Back in '79, Laura and I had been on a bender in Budapest, on our way back from the International Young Communists' function in Minsk. I seem to recall there was a bit of a to-do over an incident involving digital relations between myself and a girl called Olga from Rostock. It all blew over by the time we got back to Hull and we enjoyed a nice fish supper on our landlady Joyce. She was a seamen's widow.
A couple of years later Laura denoucned me at a meeting of the YCL held above a kebab shop in Harlesden. She claimed I had exhibited Trotskyite tendancies during one of our tantric love making sessions. I had to fight my way out of the meeting using some of the skills I learned volunteering for the Angolan government in a bitter fist fight with counter revolutionaries in Slough.

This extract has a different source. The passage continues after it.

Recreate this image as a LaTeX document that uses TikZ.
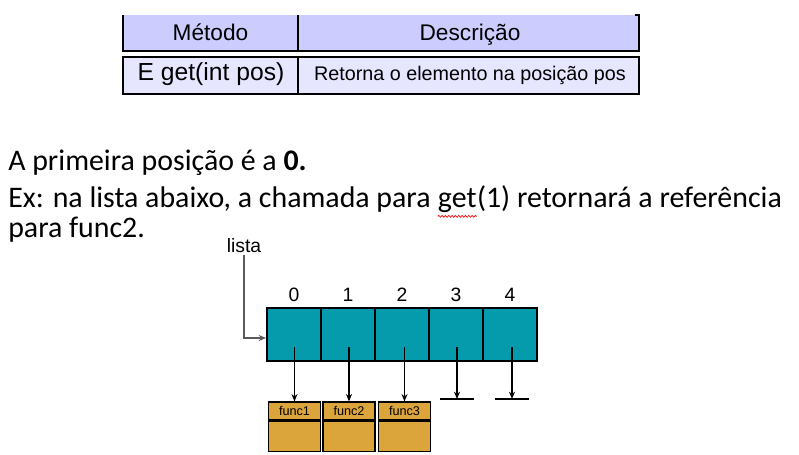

The great Jack Jones was driving past at the time, in a large green minibus, and he helped find me safe passage into Yugoslavia where I worked for a few months spying on ladies from the GDR's cultural exchange.
One of the things that Jack taugh me was to sing like a baratone, quite a fete considering I was rather admired as dandy for my talented falsetto. Certainly it helped Jack and I secure places for ourselves in later years when we returned to Spain after Franco's death.
Jack told me not to gloat, but it was a real pleasure when we arrived on the banks of the Ebro to find two Spanish comrades hanging out the back of Lorna.
After that wall came down, I found myself in Rostock working for the Danish Peace Foundation. Olga was by now heavily aged and suffering from rectal splints but we managed one final night of passion before her internals collapsed and she died a horrible, painless death in her bedroom while I wrote postcards to an old lover I had remembered in Grimsby, as I sat in her living room.
Back in '79, Laura and I had been on a bender in Budapest, on our way back from the International Young Communists' function in Minsk. I seem to recall there was a bit of a to-do over an incident involving digital relations between myself and a girl called Olga from Rostock. It all blew over by the time we got back to Hull and we enjoyed a nice fish supper on our landlady Joyce. She was a seamen's widow.
A couple of years later Laura denoucned me at a meeting of the YCL held above a kebab shop in Harlesden. She claimed I had exhibited Trotskyite tendancies during one of our tantric love making sessions. I had to fight my way out of the meeting using some of the skills I learned volunteering for the Angolan government in a bitter fist fight with counter revolutionaries in Slough.
The great Jack Jones was driving past at the time, in a large green minibus, and he helped find me safe passage into Yugoslavia where I worked for a few months spying on ladies from the GDR's cultural exchange.
One of the things that Jack taugh me was to sing like a baratone, quite a fete considering I was rather admired as dandy for my talented falsetto. Certainly it helped Jack and I secure places for ourselves in later years when we returned to Spain after Franco's death.
Jack told me not to gloat, but it was a real pleasure when we arrived on the banks of the Ebro to find two Spanish comrades hanging out the back of Lorna.
After that wall came down, I found myself in Rostock working for the Danish Peace Foundation. Olga was by now heavily aged and suffering from rectal splints but we managed one final night of passion before her internals collapsed and she died a horrible, painless death in her bedroom while I wrote postcards to an old lover I had remembered in Grimsby, as I sat in her living room.